Domchanch is a census town in the Domchanch CD block in the Koderma subdivision of  the Koderma district in the Indian state of Jharkhand.

Geography

Location                                 
Domchanch is located at .

Overview
Koderma district is plateau territory and around 60% of the total area is covered with forests. The first dam of the Damodar Valley Corporation, at Tilaiya, was built across the Barakar River and inaugurated in 1953. Koderma Junction railway station has emerged as an important railway centre in the region. It is a predominantly rural district with only 19.72% urban population.

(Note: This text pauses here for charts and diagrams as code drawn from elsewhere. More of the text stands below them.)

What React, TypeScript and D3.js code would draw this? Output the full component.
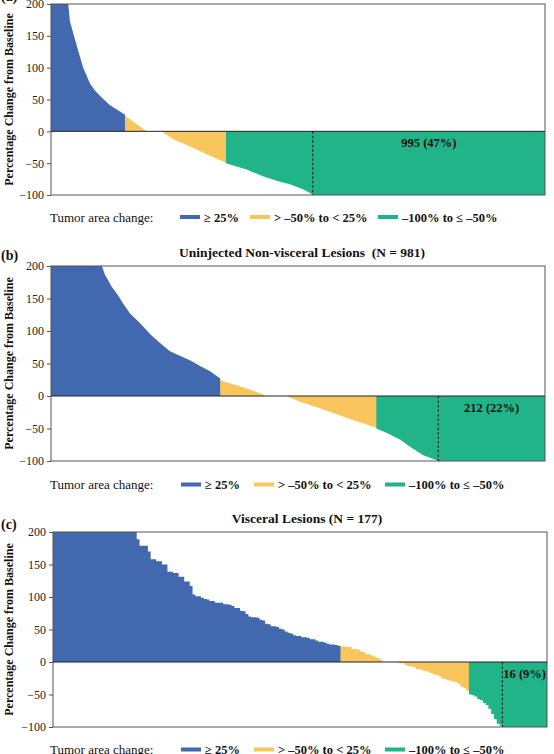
import { useEffect, useRef } from "react";
import * as d3 from "d3";

const W = 554;
const H = 754;
const SERIF = '"Liberation Serif", "Times New Roman", Times, serif';

const CATEGORY_LABELS = ["≥ 25%", "> –50% to < 25%", "–100% to ≤ –50%"];
const CATEGORY_COLORS = ["#4269b0", "#f8c65c", "#21b489"];
const Y_TICKS = [-100, -50, 0, 50, 100, 150, 200];

// (a) all lesions: sorted profile as (rank, % change) knots
const allRank = [0, 74, 81, 117, 138, 167, 188, 217, 253, 287, 317, 317, 364, 410, 474, 524, 596, 667, 750, 750, 838, 905, 981, 1024, 1080, 1110, 1122, 2117];
const allPct = [200, 200, 173, 126, 100, 75, 64, 53, 41, 33, 26, 25, 12, 0, 0, -12.5, -24, -36, -49.5, -50, -60, -70, -79, -83, -91, -97, -100, -100];
const allCounts = [317, 433, 1367];
const allResponders = 995;

// (b) uninjected non-visceral lesions
const nonVisceralRank = [0, 101, 107, 120, 134, 144, 157, 177, 197, 216, 236, 256, 276, 296, 316, 336, 336, 362, 395, 422, 424, 468, 494, 534, 588, 627, 646, 646, 667, 693, 713, 739, 766, 769, 981];
const nonVisceralPct = [200, 200, 187, 169, 154, 141, 127, 112, 95, 82, 69, 62, 55, 46, 38, 27, 24, 18, 10, 2, 0, 0, -9, -19, -34, -44, -49, -50, -57, -67, -78, -91, -99, -100, -100];
const nonVisceralCounts = [336, 310, 335];
const nonVisceralResponders = 212;

// (c) visceral lesions, one value per lesion (sorted)
const visceralPct = [
  200, 200, 200, 200, 200, 200, 200, 200, 200, 200,
  200, 200, 200, 200, 200, 200, 200, 200, 200, 200,
  200, 200, 200, 200, 200, 200, 200, 200, 200, 200,
  189, 179, 179, 179, 170, 158, 158, 155, 155, 150,
  150, 139, 139, 137, 137, 131, 131, 124, 124, 117,
  104, 101, 101, 99, 97, 96, 94, 94, 91, 91,
  91, 89, 89, 88, 86, 83, 83, 79, 78, 74,
  70, 69, 69, 68, 65, 64, 59, 58, 55, 55,
  54, 51, 50, 47, 45, 44, 41, 40, 40, 38,
  38, 37, 35, 35, 33, 31, 31, 30, 28, 27,
  27, 26, 25, 24, 24, 23, 23, 20, 20, 19,
  16, 15, 12, 12, 10, 8, 6, 4, 0, 0,
  0, 0, 0, 0, -2, -2, -5, -6, -7, -8,
  -11, -11, -13, -14, -15, -17, -19, -20, -22, -25,
  -26, -28, -29, -30, -31, -34, -38, -40, -44, -50,
  -51, -53, -57, -59, -63, -66, -72, -80, -88, -95,
  -98, -100, -100, -100, -100, -100, -100, -100, -100, -100,
  -100, -100, -100, -100, -100, -100, -100,
];
const visceralResponders = visceralPct.filter((v) => v === -100).length;
const visceralCounts = [
  visceralPct.filter((v) => v >= 25).length,
  visceralPct.filter((v) => v > -50 && v < 25).length,
  visceralPct.filter((v) => v <= -50).length,
];

const panels = [
  {
    key: "a",
    tag: "(a)",
    tagY: 1,
    title: null,
    top: 4,
    bottom: 195,
    left: 51,
    right: 545,
    rank: allRank,
    pct: allPct,
    counts: allCounts,
    responders: allResponders,
    curve: d3.curveLinear,
    legendY: 217,
    legendX: [180, 250, 378],
  },
  {
    key: "b",
    tag: "(b)",
    tagY: 260,
    title: "Uninjected Non-visceral Lesions  (N = 981)",
    titleX: 302,
    titleY: 257,
    top: 266,
    bottom: 461,
    left: 51,
    right: 545,
    rank: nonVisceralRank,
    pct: nonVisceralPct,
    counts: nonVisceralCounts,
    responders: nonVisceralResponders,
    curve: d3.curveLinear,
    legendY: 484.5,
    legendX: [181, 254, 385],
  },
  {
    key: "c",
    tag: "(c)",
    tagY: 529,
    title: "Visceral Lesions (N = 177)",
    titleX: 307,
    titleY: 523,
    top: 532,
    bottom: 727,
    left: 53,
    right: 547,
    rank: [...visceralPct.map((_, i) => i), visceralPct.length],
    pct: [...visceralPct, visceralPct[visceralPct.length - 1]],
    counts: visceralCounts,
    responders: visceralResponders,
    curve: d3.curveStepAfter,
    legendY: 749.5,
    legendX: [181, 254, 385],
  },
];

const drawPanel = (svg, p) => {
  const n = d3.sum(p.counts);
  const x = d3.scaleLinear().domain([0, n]).range([p.left, p.right]);
  const y = d3.scaleLinear().domain([-100, 200]).range([p.bottom, p.top]);

  const g = svg.append("g");
  const defs = svg.append("defs");

  const area = d3
    .area()
    .x((d) => x(d[0]))
    .y0(y(0))
    .y1((d) => y(d[1]))
    .curve(p.curve);
  const pts = p.rank.map((r, i) => [r, p.pct[i]]);

  // one fill per response category, cut out of the same profile
  let start = 0;
  p.counts.forEach((c, k) => {
    const id = `clip-${p.key}-${k}`;
    defs
      .append("clipPath")
      .attr("id", id)
      .append("rect")
      .attr("x", x(start))
      .attr("y", p.top - 1)
      .attr("width", x(start + c) - x(start) + (k < 2 ? 0.6 : 0))
      .attr("height", p.bottom - p.top + 2);
    g.append("path")
      .attr("d", area(pts))
      .attr("fill", CATEGORY_COLORS[k])
      .attr("clip-path", `url(#${id})`);
    start += c;
  });

  // plot frame + zero line
  g.append("rect")
    .attr("x", p.left)
    .attr("y", p.top)
    .attr("width", p.right - p.left)
    .attr("height", p.bottom - p.top)
    .attr("fill", "none")
    .attr("stroke", "#555")
    .attr("stroke-width", 1);
  g.append("line")
    .attr("x1", p.left)
    .attr("x2", p.right)
    .attr("y1", y(0))
    .attr("y2", y(0))
    .attr("stroke", "#222")
    .attr("stroke-width", 1);

  // complete-response cut-off
  const cut = x(n - p.responders);
  g.append("line")
    .attr("x1", cut)
    .attr("x2", cut)
    .attr("y1", y(0))
    .attr("y2", p.bottom)
    .attr("stroke", "#111")
    .attr("stroke-width", 1)
    .attr("stroke-dasharray", "2.5,2");
  g.append("text")
    .attr("x", (cut + p.right) / 2)
    .attr("y", y(0) + 16)
    .attr("text-anchor", "middle")
    .attr("font-family", SERIF)
    .attr("font-size", 12.5)
    .attr("font-weight", "bold")
    .attr("fill", "#111")
    .text(`${p.responders} (${Math.round((p.responders / n) * 100)}%)`);

  const yAxis = g
    .append("g")
    .attr("transform", `translate(${p.left},0)`)
    .call(d3.axisLeft(y).tickValues(Y_TICKS).tickSize(4).tickPadding(3));
  yAxis.select(".domain").remove();
  yAxis.selectAll(".tick line").attr("stroke", "#555");
  yAxis
    .selectAll(".tick text")
    .attr("font-family", SERIF)
    .attr("font-size", 12)
    .attr("fill", "#222");

  g.append("text")
    .attr("transform", `translate(13,${(p.top + p.bottom) / 2}) rotate(-90)`)
    .attr("text-anchor", "middle")
    .attr("font-family", SERIF)
    .attr("font-size", 12)
    .attr("font-weight", "bold")
    .attr("fill", "#111")
    .text("Percentage Change from Baseline");

  g.append("text")
    .attr("x", 1)
    .attr("y", p.tagY)
    .attr("font-family", SERIF)
    .attr("font-size", 14)
    .attr("font-weight", "bold")
    .attr("fill", "#111")
    .text(p.tag);

  if (p.title) {
    g.append("text")
      .attr("x", p.titleX)
      .attr("y", p.titleY)
      .attr("text-anchor", "middle")
      .attr("font-family", SERIF)
      .attr("font-size", 13.5)
      .attr("font-weight", "bold")
      .attr("fill", "#111")
      .style("white-space", "pre")
      .text(p.title);
  }

  // legend row
  const lg = g.append("g").attr("font-family", SERIF).attr("fill", "#111");
  lg.append("text")
    .attr("x", 50)
    .attr("y", p.legendY + 4.5)
    .attr("font-size", 13)
    .text("Tumor area change:");
  CATEGORY_LABELS.forEach((label, k) => {
    const lx = p.legendX[k];
    lg.append("line")
      .attr("x1", lx)
      .attr("x2", lx + 20)
      .attr("y1", p.legendY)
      .attr("y2", p.legendY)
      .attr("stroke", CATEGORY_COLORS[k])
      .attr("stroke-width", 4);
    lg.append("text")
      .attr("x", lx + 24)
      .attr("y", p.legendY + 4.5)
      .attr("font-size", 12.5)
      .attr("font-weight", "bold")
      .text(label);
  });
};

const App = () => {
  const svgRef = useRef(null);

  useEffect(() => {
    const svg = d3.select(svgRef.current);
    svg.selectAll("*").remove();
    panels.forEach((p) => drawPanel(svg, p));
  }, []);

  return (
    <svg
      ref={svgRef}
      width={W}
      height={H}
      style={{ position: "absolute", left: 0, top: 0, background: "#fff" }}
    />
  );
};

export default App;
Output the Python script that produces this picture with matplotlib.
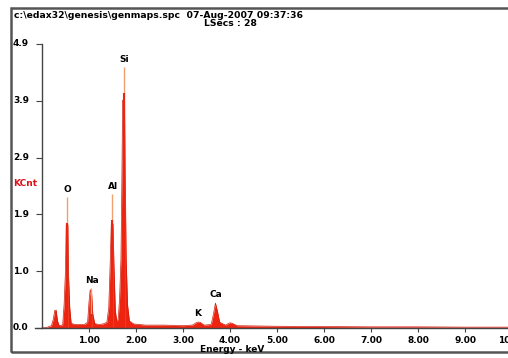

Note: The map alongside presents some of the notable locations in the district. All places marked in the map are linked in the larger full screen map.

Demographics
According to the 2011 Census of India, Domchanch had a total population of 15,890, of which 8,161 (52%) were males and 7,648 (48%) were females. Population in the age range 0–6 years was 2,541. The total number of literate persons in Domchanch was 10,337 (77.91% of the population over 6 years).

Infrastructure
According to the District Census Handbook 2011, Kodarma, Domchanch covered an area of 11.04 km2. Among the civic amenities, it had 24 km roads with open drains, the protected water supply involved uncovered well, hand pump. It had 2,335 domestic electric connections, 30 road lighting points. Among the medical facilities, it had 2 hospitals, 1 dispensary, 1 health centre, 1 family welfare centre, 1 maternity and child welfare centre, 2 TB hospital/ clinics, 5 nursing homes, 1 veterinary hospital, 2 medicine shops. Among the educational facilities it had 2 primary schools, 2 middle schools, 2  secondary schools, 1 senior secondary school, the nearest general degree college  at Kodarma 11 km away. Among the social, cultural and recreational facilities, it had 1 stadium. It had the branch offices of 2 nationalised banks, 1 cooperative bank, 1 agricultural credit society.

Civic administration

Police station
Domchanch police station serves Domchanch CD block.

CD block HQ
Headquarters of Domchanch CD block is at Domchanch town.

Transport
There is a station nearby at Maheshpur on the Madhupur-Giridih-Koderma line.